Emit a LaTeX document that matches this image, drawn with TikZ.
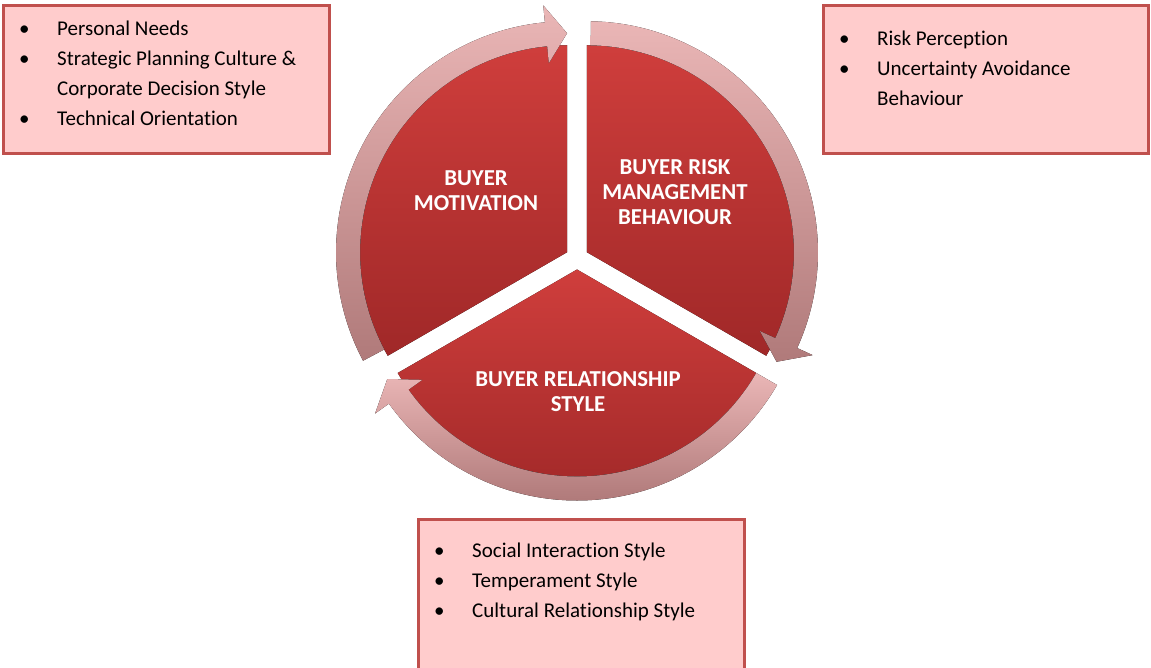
\documentclass[tikz,border=0pt]{standalone}
\usepackage{fontspec}
\setmainfont{Carlito}[Ligatures=NoCommon]
\usetikzlibrary{calc}

\definecolor{boxfill}{RGB}{255,204,204}
\definecolor{boxline}{RGB}{192,80,77}
\definecolor{pietop}{RGB}{207,62,60}
\definecolor{piebot}{RGB}{160,40,40}
\definecolor{ringtop}{RGB}{234,182,182}
\definecolor{ringbot}{RGB}{176,122,122}

% bullet line and continuation line of a list
\newcommand{\bitem}[1]{\makebox[38pt][l]{\textbullet}#1}
\newcommand{\bcont}{\hspace*{38pt}}

% one sector of the pie: centre, start angle, end angle
\newcommand{\piesector}[3]{%
	\fill[sector] (#1) -- ($(#1)+(#2:207)$) arc[start angle=#2, end angle=#3, radius=207] -- cycle;}

% curved arrow round a sector: centre, tail angle, tip angle (clockwise)
\newcommand{\ringarrow}[3]{%
	\pgfmathsetmacro{\headang}{#3+5.5}
	\fill[ring] ($(#1)+(#2:231)$) arc[start angle=#2, end angle=\headang, radius=231]
		-- ($(#1)+(\headang:248)$) -- ($(#1)+(#3:219)$) -- ($(#1)+(\headang:190)$)
		-- ($(#1)+(\headang:207)$) arc[start angle=\headang, end angle=#2, radius=207] -- cycle;}

\tikzset{
	sector/.style={top color=pietop, bottom color=piebot},
	ring/.style={top color=ringtop, bottom color=ringbot},
	infobox/.style={draw=boxline, fill=boxfill, line width=3pt},
	pielabel/.style={text=white, align=center, font=\bfseries\fontsize{22.8}{25}\selectfont},
	listtext/.style={anchor=base west, inner sep=0pt, font=\fontsize{21}{30}\selectfont}
}

\begin{document}
\begin{tikzpicture}[x=1pt, y=1pt]
	\useasboundingbox (0,0) rectangle (1151,-668);

	% centres of the three pieces
	\coordinate (pie) at (577,-258);
	\coordinate (motivc) at ($(pie)+(150:11.5)$);
	\coordinate (riskc) at ($(pie)+(30:11.5)$);
	\coordinate (relc) at ($(pie)+(270:11.5)$);

	\piesector{motivc}{90}{210}
	\piesector{riskc}{-30}{90}
	\piesector{relc}{210}{330}

	\ringarrow{motivc}{208}{90}
	\ringarrow{riskc}{89}{-30}
	\ringarrow{relc}{-30}{-150}

	\node[pielabel] (motivlabel) at (476,-191) {BUYER\\MOTIVATION};
	\node[pielabel] (risklabel) at (675,-192) {BUYER RISK\\MANAGEMENT\\BEHAVIOUR};
	\node[pielabel] (rellabel) at (578,-392) {BUYER RELATIONSHIP\\STYLE};

	% lists beside the pie
	\draw[infobox] (3,-5.5) rectangle (329.5,-153.5);
	\node[listtext] (motivlist) at (19,-35.5) {\parbox[t]{305pt}{%
		\bitem{Personal Needs}\\
		\bitem{Strategic Planning Culture \&}\\
		\bcont Corporate Decision Style\\
		\bitem{Technical Orientation}}};

	\draw[infobox] (823.5,-5.5) rectangle (1148.5,-153.5);
	\node[listtext] (risklist) at (839,-45.5) {\parbox[t]{305pt}{%
		\bitem{Risk Perception}\\
		\bitem{Uncertainty Avoidance}\\
		\bcont Behaviour}};

	\draw[infobox] (418,-519) rectangle (744,-680);
	\node[listtext] (rellist) at (434,-557.5) {\parbox[t]{305pt}{%
		\bitem{Social Interaction Style}\\
		\bitem{Temperament Style}\\
		\bitem{Cultural Relationship Style}}};
\end{tikzpicture}
\end{document}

--------------------------------

• AIM
Without the pictures, return the listing above from its first line through the line that has "(rellabel) at (578,-392)".

• SOLUTION
Emit a LaTeX document that matches this image, drawn with TikZ.
\documentclass[tikz,border=0pt]{standalone}
\usepackage{fontspec}
\setmainfont{Carlito}[Ligatures=NoCommon]
\usetikzlibrary{calc}

\definecolor{boxfill}{RGB}{255,204,204}
\definecolor{boxline}{RGB}{192,80,77}
\definecolor{pietop}{RGB}{207,62,60}
\definecolor{piebot}{RGB}{160,40,40}
\definecolor{ringtop}{RGB}{234,182,182}
\definecolor{ringbot}{RGB}{176,122,122}

% bullet line and continuation line of a list
\newcommand{\bitem}[1]{\makebox[38pt][l]{\textbullet}#1}
\newcommand{\bcont}{\hspace*{38pt}}

% one sector of the pie: centre, start angle, end angle
\newcommand{\piesector}[3]{%
	\fill[sector] (#1) -- ($(#1)+(#2:207)$) arc[start angle=#2, end angle=#3, radius=207] -- cycle;}

% curved arrow round a sector: centre, tail angle, tip angle (clockwise)
\newcommand{\ringarrow}[3]{%
	\pgfmathsetmacro{\headang}{#3+5.5}
	\fill[ring] ($(#1)+(#2:231)$) arc[start angle=#2, end angle=\headang, radius=231]
		-- ($(#1)+(\headang:248)$) -- ($(#1)+(#3:219)$) -- ($(#1)+(\headang:190)$)
		-- ($(#1)+(\headang:207)$) arc[start angle=\headang, end angle=#2, radius=207] -- cycle;}

\tikzset{
	sector/.style={top color=pietop, bottom color=piebot},
	ring/.style={top color=ringtop, bottom color=ringbot},
	infobox/.style={draw=boxline, fill=boxfill, line width=3pt},
	pielabel/.style={text=white, align=center, font=\bfseries\fontsize{22.8}{25}\selectfont},
	listtext/.style={anchor=base west, inner sep=0pt, font=\fontsize{21}{30}\selectfont}
}

\begin{document}
\begin{tikzpicture}[x=1pt, y=1pt]
	\useasboundingbox (0,0) rectangle (1151,-668);

	% centres of the three pieces
	\coordinate (pie) at (577,-258);
	\coordinate (motivc) at ($(pie)+(150:11.5)$);
	\coordinate (riskc) at ($(pie)+(30:11.5)$);
	\coordinate (relc) at ($(pie)+(270:11.5)$);

	\piesector{motivc}{90}{210}
	\piesector{riskc}{-30}{90}
	\piesector{relc}{210}{330}

	\ringarrow{motivc}{208}{90}
	\ringarrow{riskc}{89}{-30}
	\ringarrow{relc}{-30}{-150}

	\node[pielabel] (motivlabel) at (476,-191) {BUYER\\MOTIVATION};
	\node[pielabel] (risklabel) at (675,-192) {BUYER RISK\\MANAGEMENT\\BEHAVIOUR};
	\node[pielabel] (rellabel) at (578,-392) {BUYER RELATIONSHIP\\STYLE};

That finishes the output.